Comparison theorems for eigenvalues of one-dimensional Schrödinger operators (Q1890288)

This paper deals with estimates on the sum of low-lying eigenvalues of one-dimensional Schrödin\-ger operators. Let \(\{V(\cdot,t)\}_{t\in\mathbb{R}}\) be a family of bounded, real-valued functions on \([0,a]\). For \(j\in\mathbb{N}\), we denote by \(E_{j}(t)\) the \(j\)th eigenvalue of the operator \(H(t)=-d^{2}/dx^{2}+V(x,t)\) in \(L^{2}((0,a))\) with Dirichlet or Neumann boundary conditions. The main results of this paper are the following: (1) If \(H(t)\) extends to an analytic family of type \((A)\) and if \((\partial^{2}V/\partial t^{2})(x,t)\leq 0\), then\break \((d^{2}/dt^{2})\sum^{k}_{j=1}E_{j}(t)\leq 0\) for any \(k\geq 1\). (2) If \(V(x,t)\) is concave with respect to \(t\), then \(\sum^{k}_{j=1}E_{j}(t)\) is a concave function of \(t\) for any \(k\geq 1\). As applications of the above results, the author obtains the following optimal estimates.

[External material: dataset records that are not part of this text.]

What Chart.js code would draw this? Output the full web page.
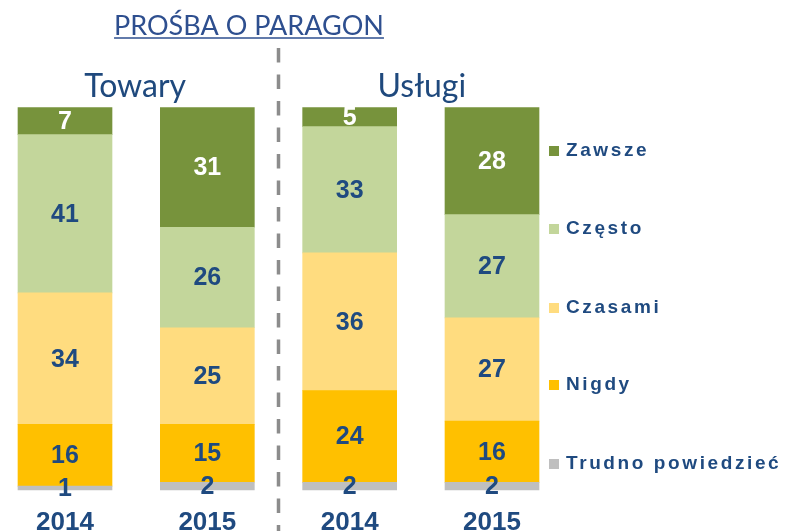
<!DOCTYPE html>
<html>
<head>
<meta charset="utf-8">
<script src="https://cdn.jsdelivr.net/npm/chart.js@4.4.1/dist/chart.umd.min.js"></script>
<style>
html,body{margin:0;padding:0;background:#fff;overflow:hidden;width:786px;height:531px;}
#wrap{position:absolute;left:0;top:0;width:786px;height:560px;}
</style>
</head>
<body>
<div id="wrap"><canvas id="c" width="786" height="560"></canvas></div>
<script>
// ---- data ----
const chartTitle = 'PROŚBA O PARAGON';
const groups = ['Towary', 'Usługi'];
const categories = ['2014', '2015', '2014', '2015'];
const seriesNames = ['Zawsze', 'Często', 'Czasami', 'Nigdy', 'Trudno powiedzieć'];
const zawsze  = [7, 31, 5, 28];
const czesto  = [41, 26, 33, 27];
const czasami = [34, 25, 36, 27];
const nigdy   = [16, 15, 24, 16];
const trudno  = [1, 2, 2, 2];
const seriesColors = ['#77933C', '#C3D69B', '#FFDC7F', '#FFC000', '#BFBFBF'];
const labelColors  = ['#FFFFFF', '#1F4A80', '#1F4A80', '#1F4A80', '#1F4A80'];

const seriesValues = [zawsze, czesto, czasami, nigdy, trudno];
const totals = categories.map((_, i) => seriesValues.reduce((s, arr) => s + arr[i], 0));

// stacked bottom-up: Trudno, Nigdy, Czasami, Często, Zawsze (100% stacked)
const datasets = seriesNames.map((name, k) => ({
  label: name,
  raw: seriesValues[k],
  data: seriesValues[k].map((v, i) => v / totals[i] * 100),
  backgroundColor: seriesColors[k],
  labelColor: labelColors[k],
  borderWidth: 0,
  barThickness: 94,
  clip: false
})).reverse();

const TEXT = '#1F4A80';

const overlay = {
  id: 'overlay',
  afterDatasetsDraw(chart) {
    const ctx = chart.ctx;
    const xs = chart.scales.x;
    // data labels
    ctx.save();
    ctx.font = 'bold 25px "Liberation Sans", Arial, sans-serif';
    ctx.textAlign = 'center';
    ctx.textBaseline = 'middle';
    chart.data.datasets.forEach((ds, di) => {
      const meta = chart.getDatasetMeta(di);
      meta.data.forEach((el, i) => {
        const y = (el.y + el.base) / 2 + 1;
        ctx.fillStyle = ds.labelColor;
        ctx.fillText(String(ds.raw[i]), el.x, y);
      });
    });
    ctx.restore();

    // title
    ctx.save();
    ctx.fillStyle = '#2E4F8F';
    ctx.font = '27px Lato, "Open Sans", sans-serif';
    ctx.textAlign = 'center';
    ctx.textBaseline = 'alphabetic';
    const tx = 249;
    ctx.fillText(chartTitle, tx, 35);
    const tw = ctx.measureText(chartTitle).width;
    ctx.strokeStyle = '#2E4F8F';
    ctx.lineWidth = 1.5;
    ctx.beginPath();
    ctx.moveTo(tx - tw / 2, 38);
    ctx.lineTo(tx + tw / 2, 38);
    ctx.stroke();

    // group labels centred over pairs of bars
    ctx.fillStyle = '#1F497D';
    ctx.font = '32px Lato, "Open Sans", sans-serif';
    groups.forEach((g, gi) => {
      const cx = (xs.getPixelForValue(gi * 2) + xs.getPixelForValue(gi * 2 + 1)) / 2;
      ctx.fillText(g, cx - 1 + gi * 2, 97);
    });

    // dashed separator
    const sx = (xs.getPixelForValue(1) + xs.getPixelForValue(2)) / 2;
    ctx.strokeStyle = '#8C8C8C';
    ctx.lineWidth = 3.5;
    ctx.setLineDash([14.5, 12]);
    ctx.beginPath();
    ctx.moveTo(sx, 48);
    ctx.lineTo(sx, 540);
    ctx.stroke();
    ctx.setLineDash([]);

    // legend
    const legY = [150, 228, 307, 384, 463];
    ctx.font = 'bold 19px "Liberation Sans", Arial, sans-serif';
    ctx.textAlign = 'left';
    ctx.textBaseline = 'middle';
    try { ctx.letterSpacing = '2.6px'; } catch (e) {}
    seriesNames.forEach((n, k) => {
      ctx.fillStyle = seriesColors[k];
      ctx.fillRect(549, legY[k] - 4, 10, 10);
      ctx.fillStyle = TEXT;
      ctx.fillText(n, 566, legY[k] + 1);
    });
    ctx.restore();
  }
};

new Chart(document.getElementById('c'), {
  type: 'bar',
  data: { labels: categories, datasets },
  options: {
    responsive: false,
    animation: false,
    devicePixelRatio: 1,
    layout: { padding: { left: 65, right: 294, top: 107.5, bottom: 4.8 } },
    plugins: { legend: { display: false }, tooltip: { enabled: false }, title: { display: false } },
    scales: {
      x: {
        stacked: true,
        offset: false,
        grid: { display: false, drawTicks: false },
        border: { display: false },
        ticks: {
          color: TEXT,
          font: { family: '"Liberation Sans", Arial, sans-serif', size: 26, weight: 'bold' },
          padding: 17,
          maxRotation: 0,
          autoSkip: false
        }
      },
      y: {
        stacked: true,
        display: false,
        min: 0,
        max: 100
      }
    }
  },
  plugins: [overlay]
});
</script>
</body>
</html>
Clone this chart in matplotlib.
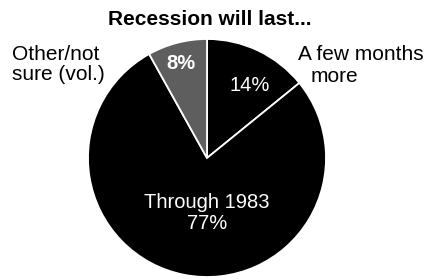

Let \(E_{j}[V]\) be the \(j\)th eigenvalue of the operator \(H\) in \(L^{2}((0,a))\) with Dirichlet or Neumann boundary conditions, where \(V\) is a bounded, real-valued function on \((0,a)\). Then it holds true: (i) \(\sum^{k}_{j=1}E_{j}[V]\leq\sum^{k}_{j=1}E_{j}[V_{s}]\), where \(V_{s}(x)=[V(x)+V(a-x)]/2\), with equality if and only if \(V\) is symmetric about \(x=a/2\). (ii) If \(V\) is convex, then the Dirichlet eigenvalues satisfy \[ \sum^{k}_{j=1}E_{j}(V)\leq\sum^{k}_{j=1}E_{j}[0]+\frac{k}{a}\int^{a}_{0}V(x)\,dx \] with equality if and only if \(V\) is constant. (iii) If \(V\) is concave, then the Neumann eigenvalues satisfy \[ \sum^{k}_{j=1}E_{j}(V)\leq\sum^{k}_{j=1}E_{j}[0]+\frac{k}{a}\int^{a}_{0}V(x)\,dx \] with equality if and only if \(V\) is constant.